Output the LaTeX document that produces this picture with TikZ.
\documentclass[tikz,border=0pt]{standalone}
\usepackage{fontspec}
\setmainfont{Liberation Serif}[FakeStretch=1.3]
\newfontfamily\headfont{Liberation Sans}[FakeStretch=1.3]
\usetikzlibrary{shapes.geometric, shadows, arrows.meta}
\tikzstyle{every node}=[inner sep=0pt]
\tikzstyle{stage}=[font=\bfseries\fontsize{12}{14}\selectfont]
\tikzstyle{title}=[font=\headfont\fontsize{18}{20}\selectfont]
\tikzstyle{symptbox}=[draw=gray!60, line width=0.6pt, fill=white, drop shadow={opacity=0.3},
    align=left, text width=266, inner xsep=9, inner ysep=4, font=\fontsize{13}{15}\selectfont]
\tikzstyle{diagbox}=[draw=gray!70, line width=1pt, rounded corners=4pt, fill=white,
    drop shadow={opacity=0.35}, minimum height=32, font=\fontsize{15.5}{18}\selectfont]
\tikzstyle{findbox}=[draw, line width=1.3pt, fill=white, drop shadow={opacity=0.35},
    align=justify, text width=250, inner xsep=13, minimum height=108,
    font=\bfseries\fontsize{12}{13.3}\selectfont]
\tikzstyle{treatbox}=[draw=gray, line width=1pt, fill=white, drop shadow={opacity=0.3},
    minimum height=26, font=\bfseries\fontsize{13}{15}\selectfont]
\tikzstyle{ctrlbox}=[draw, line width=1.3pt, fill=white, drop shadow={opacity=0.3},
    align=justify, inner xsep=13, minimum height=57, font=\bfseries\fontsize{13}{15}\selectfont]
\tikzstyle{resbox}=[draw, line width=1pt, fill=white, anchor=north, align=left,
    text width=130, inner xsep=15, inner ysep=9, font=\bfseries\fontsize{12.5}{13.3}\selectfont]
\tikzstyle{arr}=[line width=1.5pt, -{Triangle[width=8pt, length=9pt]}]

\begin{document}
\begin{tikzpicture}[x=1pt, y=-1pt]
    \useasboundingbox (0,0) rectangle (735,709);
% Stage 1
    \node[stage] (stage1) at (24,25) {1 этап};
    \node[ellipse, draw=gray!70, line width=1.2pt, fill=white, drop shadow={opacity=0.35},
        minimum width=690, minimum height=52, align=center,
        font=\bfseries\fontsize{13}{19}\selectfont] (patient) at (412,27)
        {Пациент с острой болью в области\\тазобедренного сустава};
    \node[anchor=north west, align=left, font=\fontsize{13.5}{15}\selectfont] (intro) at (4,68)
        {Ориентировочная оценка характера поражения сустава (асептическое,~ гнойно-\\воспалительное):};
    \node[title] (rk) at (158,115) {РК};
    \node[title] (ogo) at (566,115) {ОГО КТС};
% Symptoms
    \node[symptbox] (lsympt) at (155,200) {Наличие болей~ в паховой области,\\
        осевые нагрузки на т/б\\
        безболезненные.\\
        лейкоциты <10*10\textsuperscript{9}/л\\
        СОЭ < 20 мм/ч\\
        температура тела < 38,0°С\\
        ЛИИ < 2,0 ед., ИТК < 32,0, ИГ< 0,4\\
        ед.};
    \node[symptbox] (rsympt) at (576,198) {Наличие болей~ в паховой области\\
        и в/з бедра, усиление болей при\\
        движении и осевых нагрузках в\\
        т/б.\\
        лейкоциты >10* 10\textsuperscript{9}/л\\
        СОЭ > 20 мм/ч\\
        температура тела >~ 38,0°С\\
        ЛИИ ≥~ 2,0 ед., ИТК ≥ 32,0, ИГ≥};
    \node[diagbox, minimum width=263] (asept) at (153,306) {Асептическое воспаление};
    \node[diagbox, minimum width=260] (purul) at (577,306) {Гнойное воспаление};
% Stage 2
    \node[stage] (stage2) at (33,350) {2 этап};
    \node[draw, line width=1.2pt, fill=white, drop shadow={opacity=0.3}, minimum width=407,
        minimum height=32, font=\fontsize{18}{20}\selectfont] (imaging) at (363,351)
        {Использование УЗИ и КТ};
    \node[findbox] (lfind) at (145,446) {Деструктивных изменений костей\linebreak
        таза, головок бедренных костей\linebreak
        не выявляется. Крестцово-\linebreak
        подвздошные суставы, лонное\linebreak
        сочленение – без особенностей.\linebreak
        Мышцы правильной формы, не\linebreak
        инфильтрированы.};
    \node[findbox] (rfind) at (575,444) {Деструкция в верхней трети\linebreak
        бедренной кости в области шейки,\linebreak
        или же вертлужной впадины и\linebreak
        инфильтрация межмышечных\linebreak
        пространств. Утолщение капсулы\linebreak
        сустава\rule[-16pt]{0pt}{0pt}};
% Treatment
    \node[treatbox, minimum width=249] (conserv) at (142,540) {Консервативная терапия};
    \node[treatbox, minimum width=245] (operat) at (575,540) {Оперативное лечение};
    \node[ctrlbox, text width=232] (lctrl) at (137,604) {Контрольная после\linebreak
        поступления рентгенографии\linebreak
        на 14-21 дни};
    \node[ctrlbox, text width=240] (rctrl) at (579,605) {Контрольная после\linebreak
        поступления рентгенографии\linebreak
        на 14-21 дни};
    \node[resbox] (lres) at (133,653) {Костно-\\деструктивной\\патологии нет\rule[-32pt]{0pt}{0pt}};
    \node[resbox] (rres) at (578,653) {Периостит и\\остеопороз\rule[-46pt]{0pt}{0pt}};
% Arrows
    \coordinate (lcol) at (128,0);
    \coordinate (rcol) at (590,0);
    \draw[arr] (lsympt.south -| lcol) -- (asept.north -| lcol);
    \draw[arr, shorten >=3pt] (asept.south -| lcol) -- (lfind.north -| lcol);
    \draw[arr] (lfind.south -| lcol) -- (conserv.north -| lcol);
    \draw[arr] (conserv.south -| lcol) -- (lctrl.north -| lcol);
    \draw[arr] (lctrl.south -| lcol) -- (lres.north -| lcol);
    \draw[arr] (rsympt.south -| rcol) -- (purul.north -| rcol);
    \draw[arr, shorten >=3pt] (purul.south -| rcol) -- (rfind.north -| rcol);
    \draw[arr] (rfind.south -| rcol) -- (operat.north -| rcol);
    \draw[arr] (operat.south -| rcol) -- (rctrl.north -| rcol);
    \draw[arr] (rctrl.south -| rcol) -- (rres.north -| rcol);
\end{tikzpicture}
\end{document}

_What you have to do_: Write down every line of the data exactly as it appears above.

_Response_:
Output the LaTeX document that produces this picture with TikZ.
\documentclass[tikz,border=0pt]{standalone}
\usepackage{fontspec}
\setmainfont{Liberation Serif}[FakeStretch=1.3]
\newfontfamily\headfont{Liberation Sans}[FakeStretch=1.3]
\usetikzlibrary{shapes.geometric, shadows, arrows.meta}
\tikzstyle{every node}=[inner sep=0pt]
\tikzstyle{stage}=[font=\bfseries\fontsize{12}{14}\selectfont]
\tikzstyle{title}=[font=\headfont\fontsize{18}{20}\selectfont]
\tikzstyle{symptbox}=[draw=gray!60, line width=0.6pt, fill=white, drop shadow={opacity=0.3},
    align=left, text width=266, inner xsep=9, inner ysep=4, font=\fontsize{13}{15}\selectfont]
\tikzstyle{diagbox}=[draw=gray!70, line width=1pt, rounded corners=4pt, fill=white,
    drop shadow={opacity=0.35}, minimum height=32, font=\fontsize{15.5}{18}\selectfont]
\tikzstyle{findbox}=[draw, line width=1.3pt, fill=white, drop shadow={opacity=0.35},
    align=justify, text width=250, inner xsep=13, minimum height=108,
    font=\bfseries\fontsize{12}{13.3}\selectfont]
\tikzstyle{treatbox}=[draw=gray, line width=1pt, fill=white, drop shadow={opacity=0.3},
    minimum height=26, font=\bfseries\fontsize{13}{15}\selectfont]
\tikzstyle{ctrlbox}=[draw, line width=1.3pt, fill=white, drop shadow={opacity=0.3},
    align=justify, inner xsep=13, minimum height=57, font=\bfseries\fontsize{13}{15}\selectfont]
\tikzstyle{resbox}=[draw, line width=1pt, fill=white, anchor=north, align=left,
    text width=130, inner xsep=15, inner ysep=9, font=\bfseries\fontsize{12.5}{13.3}\selectfont]
\tikzstyle{arr}=[line width=1.5pt, -{Triangle[width=8pt, length=9pt]}]

\begin{document}
\begin{tikzpicture}[x=1pt, y=-1pt]
    \useasboundingbox (0,0) rectangle (735,709);
% Stage 1
    \node[stage] (stage1) at (24,25) {1 этап};
    \node[ellipse, draw=gray!70, line width=1.2pt, fill=white, drop shadow={opacity=0.35},
        minimum width=690, minimum height=52, align=center,
        font=\bfseries\fontsize{13}{19}\selectfont] (patient) at (412,27)
        {Пациент с острой болью в области\\тазобедренного сустава};
    \node[anchor=north west, align=left, font=\fontsize{13.5}{15}\selectfont] (intro) at (4,68)
        {Ориентировочная оценка характера поражения сустава (асептическое,~ гнойно-\\воспалительное):};
    \node[title] (rk) at (158,115) {РК};
    \node[title] (ogo) at (566,115) {ОГО КТС};
% Symptoms
    \node[symptbox] (lsympt) at (155,200) {Наличие болей~ в паховой области,\\
        осевые нагрузки на т/б\\
        безболезненные.\\
        лейкоциты <10*10\textsuperscript{9}/л\\
        СОЭ < 20 мм/ч\\
        температура тела < 38,0°С\\
        ЛИИ < 2,0 ед., ИТК < 32,0, ИГ< 0,4\\
        ед.};
    \node[symptbox] (rsympt) at (576,198) {Наличие болей~ в паховой области\\
        и в/з бедра, усиление болей при\\
        движении и осевых нагрузках в\\
        т/б.\\
        лейкоциты >10* 10\textsuperscript{9}/л\\
        СОЭ > 20 мм/ч\\
        температура тела >~ 38,0°С\\
        ЛИИ ≥~ 2,0 ед., ИТК ≥ 32,0, ИГ≥};
    \node[diagbox, minimum width=263] (asept) at (153,306) {Асептическое воспаление};
    \node[diagbox, minimum width=260] (purul) at (577,306) {Гнойное воспаление};
% Stage 2
    \node[stage] (stage2) at (33,350) {2 этап};
    \node[draw, line width=1.2pt, fill=white, drop shadow={opacity=0.3}, minimum width=407,
        minimum height=32, font=\fontsize{18}{20}\selectfont] (imaging) at (363,351)
        {Использование УЗИ и КТ};
    \node[findbox] (lfind) at (145,446) {Деструктивных изменений костей\linebreak
        таза, головок бедренных костей\linebreak
        не выявляется. Крестцово-\linebreak
        подвздошные суставы, лонное\linebreak
        сочленение – без особенностей.\linebreak
        Мышцы правильной формы, не\linebreak
        инфильтрированы.};
    \node[findbox] (rfind) at (575,444) {Деструкция в верхней трети\linebreak
        бедренной кости в области шейки,\linebreak
        или же вертлужной впадины и\linebreak
        инфильтрация межмышечных\linebreak
        пространств. Утолщение капсулы\linebreak
        сустава\rule[-16pt]{0pt}{0pt}};
% Treatment
    \node[treatbox, minimum width=249] (conserv) at (142,540) {Консервативная терапия};
    \node[treatbox, minimum width=245] (operat) at (575,540) {Оперативное лечение};
    \node[ctrlbox, text width=232] (lctrl) at (137,604) {Контрольная после\linebreak
        поступления рентгенографии\linebreak
        на 14-21 дни};
    \node[ctrlbox, text width=240] (rctrl) at (579,605) {Контрольная после\linebreak
        поступления рентгенографии\linebreak
        на 14-21 дни};
    \node[resbox] (lres) at (133,653) {Костно-\\деструктивной\\патологии нет\rule[-32pt]{0pt}{0pt}};
    \node[resbox] (rres) at (578,653) {Периостит и\\остеопороз\rule[-46pt]{0pt}{0pt}};
% Arrows
    \coordinate (lcol) at (128,0);
    \coordinate (rcol) at (590,0);
    \draw[arr] (lsympt.south -| lcol) -- (asept.north -| lcol);
    \draw[arr, shorten >=3pt] (asept.south -| lcol) -- (lfind.north -| lcol);
    \draw[arr] (lfind.south -| lcol) -- (conserv.north -| lcol);
    \draw[arr] (conserv.south -| lcol) -- (lctrl.north -| lcol);
    \draw[arr] (lctrl.south -| lcol) -- (lres.north -| lcol);
    \draw[arr] (rsympt.south -| rcol) -- (purul.north -| rcol);
    \draw[arr, shorten >=3pt] (purul.south -| rcol) -- (rfind.north -| rcol);
    \draw[arr] (rfind.south -| rcol) -- (operat.north -| rcol);
    \draw[arr] (operat.south -| rcol) -- (rctrl.north -| rcol);
    \draw[arr] (rctrl.south -| rcol) -- (rres.north -| rcol);
\end{tikzpicture}
\end{document}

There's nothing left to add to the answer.